During that time, Solomon said, 99 percent of elementary school students received one disciplinary referral or less, with the national average being 90 percent of elementary school students.

In the middle schools. 97 percent of students received one disciplinary referral or less, compared with the national average of 84 percent.

And in the high school, 98 percent of students received one disciplinary referral or less, compared with the national average of 87 percent.

“Our kids are acting age-appropriately, and better,” he said.

There is a downturn of the number of “write-ups” in District schools, Solomon said.

In total disciplinary referrals in the high school decreased from 272 in the first have of the 2023-24 school year to 225 in the first half of the 2024-25 school year, he said.

In the middle schools, referrals decreased from 362 in 2023 to 290 in 2024, and in the elementary schools referrals increased slightly from 104 in 2023 to 105 in 2024.
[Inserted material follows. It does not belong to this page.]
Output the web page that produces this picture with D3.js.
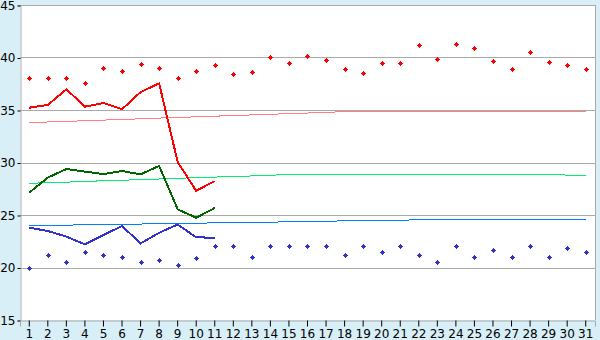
<!DOCTYPE html>
<html>
<head>
<meta charset="utf-8">
<script src="https://cdn.jsdelivr.net/npm/d3@7"></script>
<style>
  html, body { margin: 0; padding: 0; background: #d8eff7; }
  svg { display: block; }
  text { font-family: "DejaVu Sans", Verdana, sans-serif; font-size: 12px; fill: #000; }
</style>
</head>
<body>
<svg id="chart"></svg>
<script>
const width = 600, height = 340;

// days of month
const days = d3.range(1, 32);
const yTicks = [15, 20, 25, 30, 35, 40, 45];

// daily max (red dots) and min (blue dots)
const maxPoints = [38.0, 38.0, 38.0, 37.6, 39.0, 38.7, 39.35, 39.0, 38.0, 38.7,
  39.25, 38.4, 38.6, 40.0, 39.45, 40.1, 39.8, 38.9, 38.5, 39.45, 39.45,
  41.15, 39.9, 41.25, 40.95, 39.7, 38.9, 40.5, 39.55, 39.25, 38.9];
const minPoints = [20.0, 21.15, 20.5, 21.45, 21.15, 20.97, 20.5, 20.68, 20.2, 20.87,
  22.0, 22.0, 20.97, 22.0, 22.0, 22.0, 22.0, 21.15, 22.0, 21.45, 22.0,
  21.15, 20.5, 22.0, 20.97, 21.64, 20.97, 22.0, 20.97, 21.9, 21.45];

// lines for first 11 days
const redLine = [35.22, 35.48, 36.97, 35.32, 35.67, 35.07, 36.7, 37.54, 30.05, 27.3, 28.24];
const greenLine = [27.13, 28.56, 29.38, 29.13, 28.9, 29.19, 28.87, 29.67, 25.54, 24.74, 25.67];
const blueLine = [23.79, 23.48, 22.94, 22.2, 23.1, 23.95, 22.3, 23.3, 24.1, 22.87, 22.84];

// normals (thin lines)
const redNormal = [33.79, 33.86, 33.91, 33.98, 34.04, 34.10, 34.16, 34.23, 34.29, 34.35,
  34.41, 34.48, 34.53, 34.59, 34.66, 34.71, 34.78, 34.84, 34.88, 34.88, 34.88,
  34.88, 34.88, 34.88, 34.88, 34.88, 34.88, 34.88, 34.88, 34.88, 34.88];
const greenNormal = [28.02, 28.08, 28.13, 28.2, 28.26, 28.31, 28.37, 28.43, 28.5, 28.55,
  28.61, 28.67, 28.72, 28.79, 28.85, 28.87, 28.87, 28.87, 28.87, 28.87, 28.87,
  28.87, 28.87, 28.87, 28.87, 28.87, 28.87, 28.87, 28.87, 28.8, 28.78];
const blueNormal = [23.98, 24.01, 24.04, 24.06, 24.09, 24.12, 24.14, 24.16, 24.19, 24.22,
  24.25, 24.28, 24.30, 24.32, 24.35, 24.38, 24.41, 24.44, 24.46, 24.49, 24.51,
  24.54, 24.57, 24.58, 24.58, 24.58, 24.58, 24.58, 24.58, 24.58, 24.58];

const plotLeft = 20, plotRight = 595, plotTop = 5, plotBottom = 320;

const svg = d3.select("#chart").attr("width", width).attr("height", height);

const xBand = d3.scaleBand().domain(days).range([plotLeft, plotRight]);
const x = d => xBand(d) + xBand.bandwidth() / 2;
const y = d3.scaleLinear().domain([15, 45]).range([plotBottom, plotTop]);

// plot background
svg.append("rect")
  .attr("x", plotLeft).attr("y", plotTop)
  .attr("width", plotRight - plotLeft).attr("height", plotBottom - plotTop)
  .attr("fill", "#fff");

// grid
svg.append("g")
  .selectAll("line")
  .data(yTicks.slice(1))
  .enter()
  .append("line")
  .attr("x1", plotLeft).attr("x2", plotRight)
  .attr("y1", d => Math.round(y(d)) + 0.5)
  .attr("y2", d => Math.round(y(d)) + 0.5)
  .attr("stroke", "#aaa");

// right border
svg.append("line")
  .attr("x1", plotRight + 0.5).attr("x2", plotRight + 0.5)
  .attr("y1", plotTop).attr("y2", plotBottom)
  .attr("stroke", "#aaa");

// y axis
const yAxis = svg.append("g")
  .attr("transform", `translate(${plotLeft + 0.5},0.5)`)
  .call(d3.axisLeft(y).tickValues(yTicks).tickSize(3).tickPadding(2));
yAxis.select(".domain").attr("stroke", "#aaa");
yAxis.selectAll(".tick line").attr("stroke", "#000");
yAxis.selectAll("text").style("font-size", "12px").style("font-family", "DejaVu Sans, sans-serif");

// x axis
const xAxis = svg.append("g")
  .attr("transform", `translate(0,${plotBottom + 0.5})`)
  .call(d3.axisBottom(xBand).tickSize(6).tickPadding(3));
xAxis.select(".domain").attr("stroke", "#aaa");
xAxis.selectAll(".tick line").attr("stroke", "#000");
xAxis.selectAll("text").style("font-size", "12px").style("font-family", "DejaVu Sans, sans-serif");

// normals
const line = d3.line().x((d, i) => x(days[i])).y(d => y(d));
[[redNormal, "#ff8080"], [greenNormal, "#00ee70"], [blueNormal, "#0080ff"]].forEach(([data, color]) => {
  svg.append("path")
    .datum(data)
    .attr("d", line)
    .attr("fill", "none")
    .attr("stroke", color)
    .attr("stroke-width", 1)
    .attr("shape-rendering", "crispEdges");
});

// main lines
[[redLine, "#ff0000"], [greenLine, "#006600"], [blueLine, "#3333cc"]].forEach(([data, color]) => {
  svg.append("path")
    .datum(data)
    .attr("d", line)
    .attr("fill", "none")
    .attr("stroke", color)
    .attr("stroke-width", 2)
    .attr("shape-rendering", "crispEdges");
});

// markers: small 5px diamond/plus
const plus = "M-0.5,-2.5h1v1h1v1h1v1h-1v1h-1v1h-1v-1h-1v-1h-1v-1h1v-1h1z";
[[maxPoints, "#ff0000"], [minPoints, "#3333cc"]].forEach(([data, color]) => {
  svg.append("g")
    .selectAll("path")
    .data(data)
    .enter()
    .append("path")
    .attr("d", plus)
    .attr("transform", (d, i) => `translate(${Math.round(x(days[i])) + 0.5},${Math.round(y(d)) + 0.5})`)
    .attr("fill", color)
    .attr("shape-rendering", "crispEdges");
});
</script>
</body>
</html>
Township schools are showing a downward trend from the first part of the 2023-24 school year to the first part of the 2024-25 school year, for the most part, when it comes to certain disruptive behaviors, Solomon said.

In the elementary schools, incidents of disruption decreased from 25 in 2023 to 13 in 2024. Incidents of noncompliance dropped from 19 in 2023 to 14 in 2024.
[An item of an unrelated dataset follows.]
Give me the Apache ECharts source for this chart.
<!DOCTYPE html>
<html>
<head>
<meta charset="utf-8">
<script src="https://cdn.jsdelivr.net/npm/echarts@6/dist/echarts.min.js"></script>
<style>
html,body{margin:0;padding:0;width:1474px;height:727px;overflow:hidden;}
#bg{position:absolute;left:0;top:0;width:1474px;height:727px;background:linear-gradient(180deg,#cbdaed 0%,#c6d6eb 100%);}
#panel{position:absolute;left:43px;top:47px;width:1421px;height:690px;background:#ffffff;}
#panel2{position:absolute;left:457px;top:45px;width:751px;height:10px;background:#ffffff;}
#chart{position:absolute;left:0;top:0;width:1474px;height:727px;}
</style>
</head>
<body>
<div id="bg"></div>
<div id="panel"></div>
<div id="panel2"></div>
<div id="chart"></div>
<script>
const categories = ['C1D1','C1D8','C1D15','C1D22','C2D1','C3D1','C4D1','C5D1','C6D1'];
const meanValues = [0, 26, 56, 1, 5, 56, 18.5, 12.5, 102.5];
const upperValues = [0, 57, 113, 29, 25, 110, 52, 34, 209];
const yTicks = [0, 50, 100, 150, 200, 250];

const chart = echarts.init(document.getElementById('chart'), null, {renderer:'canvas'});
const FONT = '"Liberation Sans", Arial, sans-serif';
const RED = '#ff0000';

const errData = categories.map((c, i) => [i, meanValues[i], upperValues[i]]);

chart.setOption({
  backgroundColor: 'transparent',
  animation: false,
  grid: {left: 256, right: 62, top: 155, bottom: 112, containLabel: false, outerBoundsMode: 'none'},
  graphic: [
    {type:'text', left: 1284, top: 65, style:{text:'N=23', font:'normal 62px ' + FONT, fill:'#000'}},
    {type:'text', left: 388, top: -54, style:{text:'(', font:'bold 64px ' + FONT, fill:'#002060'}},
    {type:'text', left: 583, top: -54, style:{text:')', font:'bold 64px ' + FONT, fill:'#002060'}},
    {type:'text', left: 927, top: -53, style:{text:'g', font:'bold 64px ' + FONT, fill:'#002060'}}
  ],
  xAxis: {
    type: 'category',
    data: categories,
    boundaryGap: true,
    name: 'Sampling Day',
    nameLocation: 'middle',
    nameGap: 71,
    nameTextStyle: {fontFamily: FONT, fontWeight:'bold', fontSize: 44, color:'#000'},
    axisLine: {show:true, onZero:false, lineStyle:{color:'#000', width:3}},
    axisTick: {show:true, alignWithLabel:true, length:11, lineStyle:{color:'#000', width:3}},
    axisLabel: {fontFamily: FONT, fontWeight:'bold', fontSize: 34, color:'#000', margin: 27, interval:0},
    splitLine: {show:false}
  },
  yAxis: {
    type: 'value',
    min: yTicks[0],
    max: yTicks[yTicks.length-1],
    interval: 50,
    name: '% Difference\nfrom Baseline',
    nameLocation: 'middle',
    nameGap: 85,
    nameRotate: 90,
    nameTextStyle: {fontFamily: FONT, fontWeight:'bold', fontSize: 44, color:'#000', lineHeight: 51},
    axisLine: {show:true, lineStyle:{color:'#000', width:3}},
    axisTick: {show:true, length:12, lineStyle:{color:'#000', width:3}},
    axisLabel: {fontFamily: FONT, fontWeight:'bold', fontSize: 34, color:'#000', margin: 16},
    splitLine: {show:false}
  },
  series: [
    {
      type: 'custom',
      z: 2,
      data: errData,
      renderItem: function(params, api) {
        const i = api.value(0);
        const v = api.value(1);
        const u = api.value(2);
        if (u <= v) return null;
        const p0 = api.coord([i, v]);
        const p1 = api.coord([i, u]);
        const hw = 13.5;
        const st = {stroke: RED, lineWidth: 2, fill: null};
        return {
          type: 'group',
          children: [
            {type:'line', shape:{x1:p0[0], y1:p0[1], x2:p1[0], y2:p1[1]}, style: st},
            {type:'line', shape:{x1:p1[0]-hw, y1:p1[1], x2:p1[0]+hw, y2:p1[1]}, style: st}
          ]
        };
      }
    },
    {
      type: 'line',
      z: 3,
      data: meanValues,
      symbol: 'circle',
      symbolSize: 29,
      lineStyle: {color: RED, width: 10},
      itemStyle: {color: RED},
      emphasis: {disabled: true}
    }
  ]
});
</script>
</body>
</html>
But incidents of physical aggression increased from 48 in 2023 to 60 in 2024, and incidents of obscene or inappropriate language r materials increased from two in 2023 to seven in 2024.

Physical aggression, Solomon said, “could be fist fights, maybe. But it also means pushing, shoving, kicking. And guess what? If you’re in elementary school, you go to recess, you’re going to see pushing, shoving, and kicking.”
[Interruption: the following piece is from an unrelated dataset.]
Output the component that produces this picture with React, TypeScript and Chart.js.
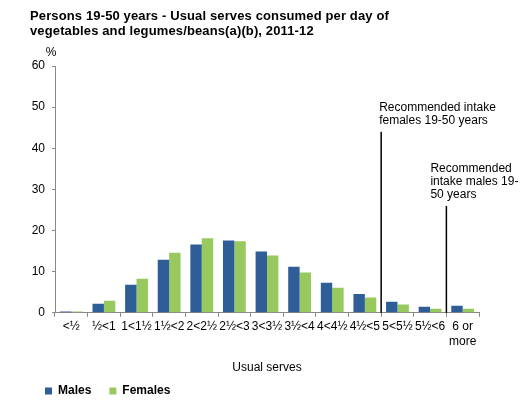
import { useEffect, useRef } from 'react';
import { Chart, registerables } from 'chart.js';
Chart.register(...registerables);

const FONT = '"Liberation Sans", Arial, sans-serif';

const titleLines = [
  'Persons 19-50 years - Usual serves consumed per day of',
  'vegetables and legumes/beans(a)(b), 2011-12',
];
const categories: (string | string[])[] = [
  '<½', '½<1', '1<1½', '1½<2', '2<2½', '2½<3', '3<3½', '3½<4', '4<4½', '4½<5', '5<5½', '5½<6', ['6 or', 'more'],
];
const males = [0.3, 2.2, 6.8, 12.9, 16.6, 17.6, 14.9, 11.2, 7.3, 4.6, 2.7, 1.5, 1.7];
const females = [0.3, 2.9, 8.3, 14.6, 18.1, 17.4, 13.9, 9.8, 6.1, 3.7, 2.0, 1.0, 1.0];
const yTicksMax = 60;
const yStep = 10;
const yUnitLabel = '%';
const xAxisTitle = 'Usual serves';

// Recommended intake reference lines (category position, top value, label lines)
const refPositions = [9.5, 11.5];
const refTops = [44, 26];
const refLabels = [
  ['Recommended intake', 'females 19-50 years'],
  ['Recommended', 'intake males 19-', '50 years'],
];
const refLabelOffsets = [-2, -16];

const overlayPlugin = {
  id: 'overlay',
  afterDraw(chart: any) {
    const ctx = chart.ctx;
    const x = chart.scales.x;
    const y = chart.scales.y;
    ctx.save();
    // title
    ctx.fillStyle = '#000';
    ctx.font = `bold 13px ${FONT}`;
    (ctx as any).letterSpacing = '0.13px';
    ctx.textAlign = 'left';
    ctx.textBaseline = 'alphabetic';
    titleLines.forEach((t, i) => ctx.fillText(t, 30, 20 + i * 15));
    (ctx as any).letterSpacing = '0px';
    // unit label
    ctx.font = `12px ${FONT}`;
    ctx.textAlign = 'center';
    ctx.fillText(yUnitLabel, chart.chartArea.left - 4, 56);
    // reference lines
    refPositions.forEach((p, i) => {
      const px = x.getPixelForValue(p);
      const top = y.getPixelForValue(refTops[i]);
      const bottom = y.getPixelForValue(0);
      ctx.strokeStyle = '#000';
      ctx.lineWidth = 1.5;
      ctx.beginPath();
      ctx.moveTo(px, top);
      ctx.lineTo(px, bottom);
      ctx.stroke();
      ctx.textAlign = 'left';
      ctx.font = `12px ${FONT}`;
      const lines = refLabels[i];
      lines.forEach((t, j) => {
        ctx.fillText(t, px + refLabelOffsets[i], top - 8 - (lines.length - 1 - j) * 13);
      });
    });
    ctx.restore();
  },
};

export default function App() {
  const ref = useRef<HTMLCanvasElement>(null);
  useEffect(() => {
    Chart.defaults.font.family = FONT;
    Chart.defaults.color = '#000';
    const chart = new Chart(ref.current!, {
      type: 'bar',
      data: {
        labels: categories,
        datasets: [
          { label: 'Males', data: males, backgroundColor: '#2F5D98', borderWidth: 0 },
          { label: 'Females', data: females, backgroundColor: '#98C95E', borderWidth: 0 },
        ],
      },
      options: {
        animation: false,
        responsive: true,
        maintainAspectRatio: false,
        layout: { padding: { left: 27, right: 47, top: 66, bottom: 6 } },
        datasets: { bar: { categoryPercentage: 0.7, barPercentage: 1 } } as any,
        plugins: {
          title: { display: false },
          tooltip: { enabled: false },
          legend: {
            position: 'bottom',
            align: 'start',
            labels: {
              boxWidth: 7,
              boxHeight: 7,
              padding: 18,
              color: '#000',
              font: { size: 12, weight: 'bold', family: FONT },
            },
          },
        },
        scales: {
          x: {
            grid: { display: true, drawOnChartArea: false, drawTicks: true, tickLength: 4, color: '#888' },
            border: { display: true, color: '#888', width: 1 },
            ticks: { autoSkip: false, maxRotation: 0, minRotation: 0, padding: 3, color: '#000', font: { size: 12, family: FONT } },
            title: { display: true, text: xAxisTitle, color: '#000', font: { size: 12, family: FONT }, padding: { top: 9, bottom: -8 } },
          },
          y: {
            min: 0,
            max: yTicksMax,
            grid: { display: true, drawOnChartArea: false, drawTicks: true, tickLength: 3, color: '#888' },
            border: { display: true, color: '#888', width: 1 },
            ticks: { stepSize: yStep, padding: 7, color: '#000', font: { size: 12, family: FONT } },
            afterFit(scale: any) {
              scale.width = 28;
            },
          },
        },
      },
      plugins: [overlayPlugin],
    });
    return () => chart.destroy();
  }, []);
  return (
    <div style={{ position: 'fixed', left: 0, top: 0, width: 526, height: 413, background: '#fff' }}>
      <canvas ref={ref} />
    </div>
  );
}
In the middle schools, incidents of physical aggression decreased from 85 in 2023 to 54 in 2024, while disruptive incidents decreased from 83 in 2023 to 74 in 2024.

The use of obscene or inappropriate language or materials decreased from 60 in 2023 to 38 in 2024.

Incidents of noncompliance increased from 61 in 2023 to 68 in 2024.

In the high school, incidents of cutting classes decreased from 139 in 2023 to 93 in 2024, while noncompliance incidents decreased from 55 in 2023 to 35 in 2024.

Disruptive incidents increased from 27 in 2023 to 45 in 2024, while physical aggression incidents increased from 17 in 2023 to 20 in 2024.

Incidents of CDS or tobacco use increased from 17 in 2023 to 18 in 2024.

Solomon said administrators look at the various incidents “and we try to address how we can do things differently,” he said. “And we discuss this type of data to see if there’s anything strategically we can do differently in terms of support.”

In terms of reported incidents of harassment, intimidation and bullying, Solomon said about 25 percent of all reported incidents are borne out after investigations.

In the first half of the 2023-24 school year, 72 incidents were investigated and 18 were confirmed, he said.

In the first half of the 2024-25 school year, 45 incidents were investigated and 12 were confirmed, Solomon said.